* [What this task involves]
Starting at the first line of the data, please print exactly those lines through the one that holds "const tailProb = [0.986, 0.991, 0.996, 0.999, 1.0];", omitting every picture.

:::

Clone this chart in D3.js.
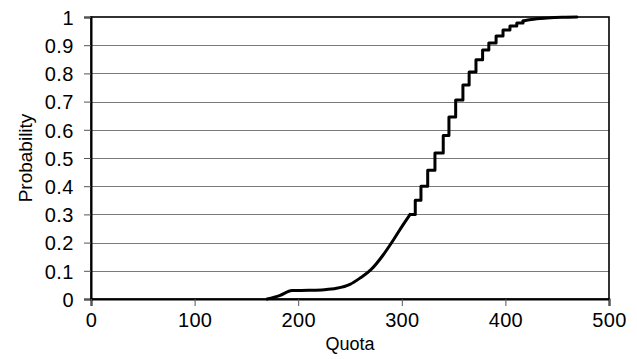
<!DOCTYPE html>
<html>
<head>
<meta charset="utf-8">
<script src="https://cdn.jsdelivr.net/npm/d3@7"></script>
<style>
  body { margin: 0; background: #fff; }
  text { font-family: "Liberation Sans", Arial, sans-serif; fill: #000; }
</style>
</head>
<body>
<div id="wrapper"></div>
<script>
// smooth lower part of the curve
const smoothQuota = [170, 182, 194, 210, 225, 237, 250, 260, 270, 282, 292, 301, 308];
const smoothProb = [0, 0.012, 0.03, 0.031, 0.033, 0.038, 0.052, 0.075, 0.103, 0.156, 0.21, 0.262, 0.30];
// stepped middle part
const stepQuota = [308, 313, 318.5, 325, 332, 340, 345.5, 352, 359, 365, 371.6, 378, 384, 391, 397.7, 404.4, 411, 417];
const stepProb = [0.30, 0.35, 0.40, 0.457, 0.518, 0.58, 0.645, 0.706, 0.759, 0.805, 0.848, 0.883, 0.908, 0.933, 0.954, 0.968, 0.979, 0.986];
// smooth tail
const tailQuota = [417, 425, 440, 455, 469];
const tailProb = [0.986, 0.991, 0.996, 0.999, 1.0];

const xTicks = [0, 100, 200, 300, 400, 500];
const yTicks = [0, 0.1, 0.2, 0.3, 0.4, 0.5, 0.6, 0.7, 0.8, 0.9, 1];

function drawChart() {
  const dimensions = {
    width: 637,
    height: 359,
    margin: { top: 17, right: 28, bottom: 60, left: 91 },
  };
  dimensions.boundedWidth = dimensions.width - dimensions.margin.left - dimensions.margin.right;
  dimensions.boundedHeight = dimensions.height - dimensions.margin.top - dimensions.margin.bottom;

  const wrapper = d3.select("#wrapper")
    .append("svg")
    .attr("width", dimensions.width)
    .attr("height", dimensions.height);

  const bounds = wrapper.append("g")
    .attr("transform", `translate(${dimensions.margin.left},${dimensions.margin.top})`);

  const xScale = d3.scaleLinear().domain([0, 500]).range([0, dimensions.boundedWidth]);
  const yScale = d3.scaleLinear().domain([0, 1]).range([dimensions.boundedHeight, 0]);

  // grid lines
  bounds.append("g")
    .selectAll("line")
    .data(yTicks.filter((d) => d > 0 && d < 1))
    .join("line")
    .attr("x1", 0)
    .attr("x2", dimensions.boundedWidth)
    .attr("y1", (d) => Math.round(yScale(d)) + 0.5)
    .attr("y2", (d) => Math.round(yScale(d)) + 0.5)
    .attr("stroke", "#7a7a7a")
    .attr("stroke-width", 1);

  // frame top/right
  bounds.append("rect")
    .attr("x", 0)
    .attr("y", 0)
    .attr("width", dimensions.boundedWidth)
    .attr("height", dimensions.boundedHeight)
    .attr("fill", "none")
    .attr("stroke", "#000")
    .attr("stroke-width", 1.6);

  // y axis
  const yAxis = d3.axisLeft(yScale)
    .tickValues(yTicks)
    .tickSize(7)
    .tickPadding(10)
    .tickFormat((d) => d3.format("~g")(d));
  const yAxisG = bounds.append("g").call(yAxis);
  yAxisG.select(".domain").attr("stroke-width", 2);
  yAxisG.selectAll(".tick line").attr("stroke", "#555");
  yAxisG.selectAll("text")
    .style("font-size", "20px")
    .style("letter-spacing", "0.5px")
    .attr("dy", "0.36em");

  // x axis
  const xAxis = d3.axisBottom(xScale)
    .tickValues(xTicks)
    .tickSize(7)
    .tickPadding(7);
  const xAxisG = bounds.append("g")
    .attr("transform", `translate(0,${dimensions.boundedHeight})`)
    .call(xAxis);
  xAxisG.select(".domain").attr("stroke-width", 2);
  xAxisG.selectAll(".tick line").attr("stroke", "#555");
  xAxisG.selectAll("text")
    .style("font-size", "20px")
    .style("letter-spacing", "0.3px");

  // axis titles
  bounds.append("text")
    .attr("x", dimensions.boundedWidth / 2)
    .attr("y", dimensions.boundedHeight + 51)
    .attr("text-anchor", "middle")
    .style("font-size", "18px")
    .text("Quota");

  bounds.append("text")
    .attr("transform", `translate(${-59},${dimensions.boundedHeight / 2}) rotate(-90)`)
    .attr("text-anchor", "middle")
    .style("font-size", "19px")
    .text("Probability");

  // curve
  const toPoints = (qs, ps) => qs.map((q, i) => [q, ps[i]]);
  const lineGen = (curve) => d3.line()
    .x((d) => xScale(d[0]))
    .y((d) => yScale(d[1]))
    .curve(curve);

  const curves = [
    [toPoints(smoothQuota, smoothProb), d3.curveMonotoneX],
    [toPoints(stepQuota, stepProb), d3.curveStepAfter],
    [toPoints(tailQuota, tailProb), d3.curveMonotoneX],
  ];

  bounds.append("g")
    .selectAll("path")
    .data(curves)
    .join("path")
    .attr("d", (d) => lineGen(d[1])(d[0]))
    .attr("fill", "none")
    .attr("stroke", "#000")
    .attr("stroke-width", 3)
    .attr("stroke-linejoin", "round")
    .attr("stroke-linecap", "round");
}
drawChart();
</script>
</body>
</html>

:::

* [Answer to this problem]
Clone this chart in D3.js.
<!DOCTYPE html>
<html>
<head>
<meta charset="utf-8">
<script src="https://cdn.jsdelivr.net/npm/d3@7"></script>
<style>
  body { margin: 0; background: #fff; }
  text { font-family: "Liberation Sans", Arial, sans-serif; fill: #000; }
</style>
</head>
<body>
<div id="wrapper"></div>
<script>
// smooth lower part of the curve
const smoothQuota = [170, 182, 194, 210, 225, 237, 250, 260, 270, 282, 292, 301, 308];
const smoothProb = [0, 0.012, 0.03, 0.031, 0.033, 0.038, 0.052, 0.075, 0.103, 0.156, 0.21, 0.262, 0.30];
// stepped middle part
const stepQuota = [308, 313, 318.5, 325, 332, 340, 345.5, 352, 359, 365, 371.6, 378, 384, 391, 397.7, 404.4, 411, 417];
const stepProb = [0.30, 0.35, 0.40, 0.457, 0.518, 0.58, 0.645, 0.706, 0.759, 0.805, 0.848, 0.883, 0.908, 0.933, 0.954, 0.968, 0.979, 0.986];
// smooth tail
const tailQuota = [417, 425, 440, 455, 469];
const tailProb = [0.986, 0.991, 0.996, 0.999, 1.0];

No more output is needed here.